Tsai is just the money guy. Marks acts as if he works for them. Both really do look like suckers. By the way? Marks especially doesn’t get to walk away from this shipwreck, not by a long shot. He’s not an unindicted co-conspirator. Just a co-conspirator.

Lupica concludes that franchises can empower players but they don’t have to give them the keys to the arena, citing the relationship LeBron James, Dywane Wade and Chris Bosh had with Pat Riley, a partnership that did produce championships.

Even when LeBron and Dwyane Wade and Chris Bosh formed the first super team in Miami (and did manage to win multiple titles), there was no question that the franchise was being run by one man: Pat Riley. Can anybody imagine what’s gone on in Brooklyn going on in Miami.

Raissman, who covers sports media, took the same tack Sunday, blaming the owner and GM and offering the bigger insult, that the Nets have now surpassed the Knicks for the title of “New York’s Most Dysfunctional Franchise,” beating out “James (Guitar Jimmy) Dolan” in incompetence.

Nets owner Joe Tsai and GM Sean Marks already have done everything to appease Irving. Where did it get them? What did it get them? An early playoff exit? A well-earned reputation for being weak executives unable to manage one of their superstars?

Irving repaid them by delivering his own brand of agita on and off the court. Like when he used a combination of finger gestures to clap back at Boston’s bad-mouthing fans. Irving didn’t channel his anger, if there truly was any, by doing anything inspiring on the court.

Raissman also takes a shot at Steve Nash, suggesting that criticism of the Knicks coach Tom Thibodeau should be leavened after watching Nash in the post-season.

And after seeing the way Steve Nash coached in the Celtics series, will Tom Thibodeau’s media detractors now admit they’re glad Dolan, Leon Rose & Co. have — so far — stayed the course, sticking with their coach?

At least Thibodeau fostered the notion of stability and hope. And that’s much better than those clouds of dysfunction that have found a home above the Barclays Center.
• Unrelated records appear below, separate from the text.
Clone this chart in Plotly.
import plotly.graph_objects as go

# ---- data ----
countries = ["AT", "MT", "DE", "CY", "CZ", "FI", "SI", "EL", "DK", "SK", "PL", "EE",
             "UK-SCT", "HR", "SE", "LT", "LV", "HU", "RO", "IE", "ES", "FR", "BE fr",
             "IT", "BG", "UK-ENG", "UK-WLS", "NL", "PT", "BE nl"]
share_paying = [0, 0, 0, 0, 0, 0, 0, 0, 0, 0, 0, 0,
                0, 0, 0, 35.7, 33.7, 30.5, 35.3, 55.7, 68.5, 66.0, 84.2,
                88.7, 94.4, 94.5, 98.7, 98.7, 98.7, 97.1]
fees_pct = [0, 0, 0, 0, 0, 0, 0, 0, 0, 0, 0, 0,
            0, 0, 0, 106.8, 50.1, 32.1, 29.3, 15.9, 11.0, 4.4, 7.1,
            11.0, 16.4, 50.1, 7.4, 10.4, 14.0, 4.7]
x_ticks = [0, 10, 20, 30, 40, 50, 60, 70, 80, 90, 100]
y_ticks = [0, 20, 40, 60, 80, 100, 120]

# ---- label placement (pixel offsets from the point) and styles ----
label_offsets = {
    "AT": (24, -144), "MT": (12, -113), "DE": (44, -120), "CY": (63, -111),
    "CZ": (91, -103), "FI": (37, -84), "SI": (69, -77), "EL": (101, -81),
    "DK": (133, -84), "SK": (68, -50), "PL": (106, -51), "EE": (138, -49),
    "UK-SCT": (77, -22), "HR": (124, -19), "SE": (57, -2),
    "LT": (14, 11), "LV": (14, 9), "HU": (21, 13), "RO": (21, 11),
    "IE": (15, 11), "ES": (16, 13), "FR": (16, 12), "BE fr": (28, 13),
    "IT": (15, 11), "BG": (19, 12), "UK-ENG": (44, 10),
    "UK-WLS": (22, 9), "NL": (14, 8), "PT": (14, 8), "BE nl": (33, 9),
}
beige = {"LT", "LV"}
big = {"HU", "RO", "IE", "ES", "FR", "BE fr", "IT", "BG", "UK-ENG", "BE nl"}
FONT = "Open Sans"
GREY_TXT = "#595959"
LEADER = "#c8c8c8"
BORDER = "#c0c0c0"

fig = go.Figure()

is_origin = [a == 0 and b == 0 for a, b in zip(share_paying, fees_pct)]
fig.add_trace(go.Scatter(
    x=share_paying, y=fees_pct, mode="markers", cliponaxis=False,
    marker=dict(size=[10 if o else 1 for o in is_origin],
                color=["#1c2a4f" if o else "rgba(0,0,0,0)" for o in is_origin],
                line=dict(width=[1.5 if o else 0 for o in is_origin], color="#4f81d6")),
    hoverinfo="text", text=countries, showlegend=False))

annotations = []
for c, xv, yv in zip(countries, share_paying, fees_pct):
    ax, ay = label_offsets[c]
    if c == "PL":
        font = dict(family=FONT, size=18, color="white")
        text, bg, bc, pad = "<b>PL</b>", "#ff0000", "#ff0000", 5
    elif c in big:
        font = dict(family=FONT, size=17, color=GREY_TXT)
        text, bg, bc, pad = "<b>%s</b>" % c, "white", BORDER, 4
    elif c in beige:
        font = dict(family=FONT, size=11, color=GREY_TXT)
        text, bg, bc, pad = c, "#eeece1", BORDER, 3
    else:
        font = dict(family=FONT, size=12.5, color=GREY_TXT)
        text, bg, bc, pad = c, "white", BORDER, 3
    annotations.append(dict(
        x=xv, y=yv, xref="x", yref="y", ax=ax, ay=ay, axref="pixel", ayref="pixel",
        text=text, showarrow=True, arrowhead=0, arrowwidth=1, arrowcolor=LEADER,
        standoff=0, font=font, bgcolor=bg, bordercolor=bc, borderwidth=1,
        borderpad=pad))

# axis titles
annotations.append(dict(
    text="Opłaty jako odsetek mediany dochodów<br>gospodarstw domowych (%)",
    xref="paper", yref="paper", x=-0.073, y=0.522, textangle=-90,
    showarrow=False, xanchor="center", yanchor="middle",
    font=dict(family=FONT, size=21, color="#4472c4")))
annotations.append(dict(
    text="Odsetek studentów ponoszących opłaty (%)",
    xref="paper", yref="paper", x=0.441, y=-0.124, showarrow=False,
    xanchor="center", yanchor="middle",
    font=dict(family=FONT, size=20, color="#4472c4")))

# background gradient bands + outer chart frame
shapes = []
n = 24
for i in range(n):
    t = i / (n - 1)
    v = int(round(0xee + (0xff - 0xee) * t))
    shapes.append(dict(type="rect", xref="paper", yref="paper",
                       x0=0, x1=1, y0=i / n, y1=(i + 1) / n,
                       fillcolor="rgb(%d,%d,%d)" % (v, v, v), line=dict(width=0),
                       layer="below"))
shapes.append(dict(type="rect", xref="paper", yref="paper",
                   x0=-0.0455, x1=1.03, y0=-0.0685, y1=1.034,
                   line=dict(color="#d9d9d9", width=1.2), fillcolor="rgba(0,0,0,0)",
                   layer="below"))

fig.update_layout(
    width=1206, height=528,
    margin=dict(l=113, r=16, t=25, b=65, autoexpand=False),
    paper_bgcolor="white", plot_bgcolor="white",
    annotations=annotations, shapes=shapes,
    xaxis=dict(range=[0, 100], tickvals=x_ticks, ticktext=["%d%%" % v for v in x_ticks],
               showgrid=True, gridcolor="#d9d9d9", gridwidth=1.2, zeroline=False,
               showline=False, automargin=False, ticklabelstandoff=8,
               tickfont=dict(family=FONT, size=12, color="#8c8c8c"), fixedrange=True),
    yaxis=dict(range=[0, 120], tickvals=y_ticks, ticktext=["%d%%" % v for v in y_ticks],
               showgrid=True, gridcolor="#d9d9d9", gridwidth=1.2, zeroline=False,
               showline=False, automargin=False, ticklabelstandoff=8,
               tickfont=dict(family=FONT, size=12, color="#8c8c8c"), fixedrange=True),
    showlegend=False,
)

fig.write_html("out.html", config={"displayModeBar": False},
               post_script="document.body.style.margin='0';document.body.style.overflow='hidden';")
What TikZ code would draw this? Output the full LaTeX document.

In the end, the Nets have a lot of baggage some of which cannot be so easily off-loaded and time is of the essence. As Richard Jefferson put it in his eloquent discussion of the Nets lost season after Game 4, there are only so many opportunities, so many seasons, where you have the opportunity to win it all, noting that in the Nets NBA history, it’s only happened four or five times, two of them in the last two years. Wasting Kevin Durant’s prime seems criminal ... and worthy of whatever criticism is levied. Expect more.